特殊相対論、ホーキング放射、ダークマター、ブラックホールなど

・時間について特殊相対論からの考察
・プランクスケールの原始ブラックホールがダークマターの正体であるという主張
 

その3・ 光速がいつもCとして観測されるカラクリ

2022-11-05 01:10:20 | 日記

さて前のページでは長さ1Cの腕の原点とX端の時刻が0.8秒ずれている、X端が0.8秒過去にある事を見ました。

そうしてこの0.8という数字はMM干渉計がX軸方向に進んでいる速度0.8Cでも出てくる数字です。

さてこれは偶然でしょうか?

ういき(英語版)によれば長さがLで移動速度がVである場合、棒の先端の時計の時刻のずれは以下の様に計算できる、とされています。(注1)

ずれ時間差ΔT=L*V/C^2

例題ではV=0.8C、L=Cでしたから

ずれ時間差ΔT=C*0.8C/C^2=0.8 となり、0.8秒ずれる事がここでも確認できます。

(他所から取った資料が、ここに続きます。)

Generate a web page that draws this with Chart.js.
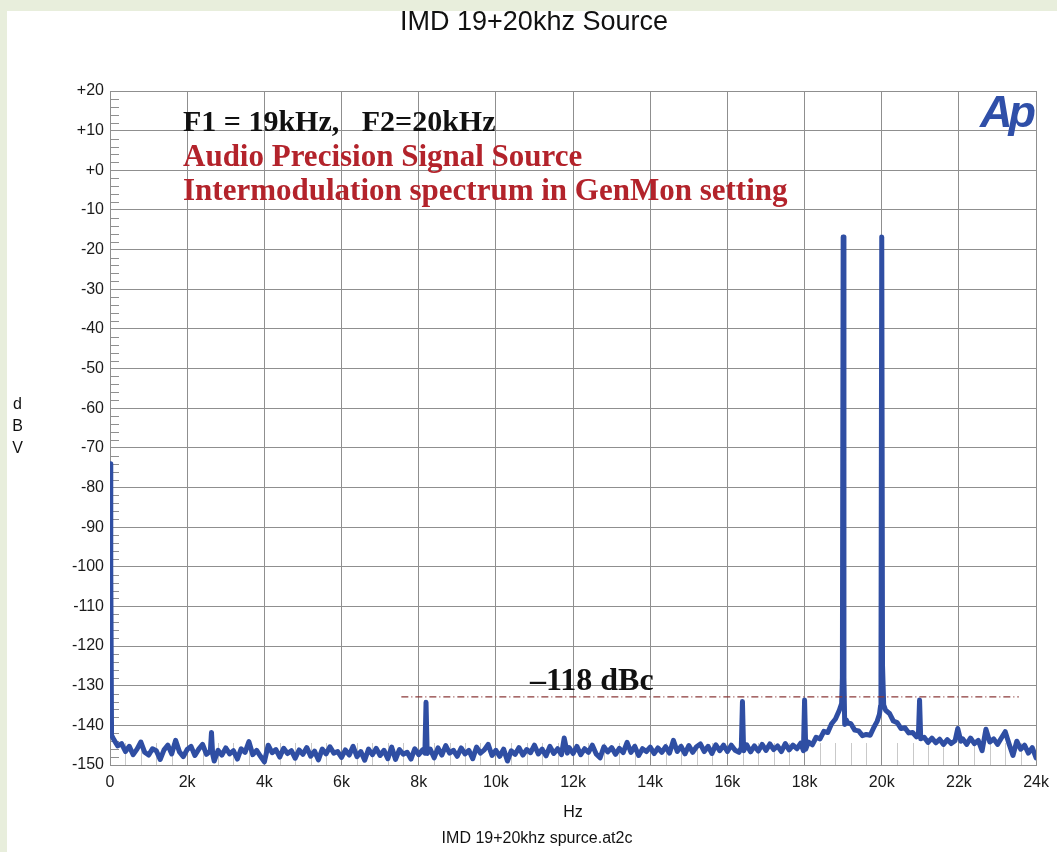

さてこの時にX軸方向に伸びた腕の長さはローレンツ短縮で本来の長さの60%に短くなるのでした。

それでこの時の状況をX軸を腕の長さ、Y軸をずれ時間差ΔTとしてプロットしますとその座標点は(0.6,0.8)となります。

但し腕の長さはC=1の単位系でY軸単位は秒です。

そうしますと

0.6^2+0.8^2=1

何のことはない、半径1の円周上にこの点はある事が分かります。

そうして1と言うのはX軸方向に伸びたMM干渉計の腕の長さでもあります。

つまり長さ1の棒が速度0.8Cで移動するとその長さは60%に短縮したように見えますが、実は時間軸方向に棒の先端が53.13度 原点を中心として回転しているのであって、腕の長さは本来の1のままなのです。(注2)

この回転した棒のX軸への射影が0.6であり、現在時刻でしか棒を観察できない我々の目には「棒の長さが60%に短縮したように見える」という次第であります。


こうして実はローレンツ短縮割合ΔLと棒の先端の時刻のずれ分ΔTが結びついている事が分かるのでありました。(注3)


注1:Special relativity : https://en-m-wikipedia-org.translate.goog/wiki/Special_relativity?_x_tr_sl=en&_x_tr_tl=ja&_x_tr_hl=ja&_x_tr_pto=sc

Thomas rotation から以下一部訳出

『図4-2bでは、同じロッドが速度vで右に移動するロケットのフレームから観察されています。ロッドのフレーム内で同期しているロッドの左端と右端にある2つの時計を想像すると、同時性の相対性により、ロケットフレームの観測者はロッドの右端の時計を観測します(見えません)。時間的にLv/c ^ 2だけ前進し、それに応じてロッドが傾いているように観察されます。』

注2:X=0.6、Y=0.8 従ってATN(0.8/0.6)を求めればよく、ウルフラムによれば答えは53.13度となります。

実行アドレス : https://ja.wolframalpha.com/input?i=atn%280.8%2F0.6%29

注3:腕の長さをCとしてC=1の単位系を使えばローレンツ短縮割合ΔLと棒の先端の時刻のずれ分ΔT(秒)については

ΔL^2+ΔT^2=1 が常に成立している事になります。

ちなみにこの腕の長さの場合では移動速度を光速Cで割った値がそのまま棒の先端の過去方向への時刻のずれ分ΔT(秒)となります。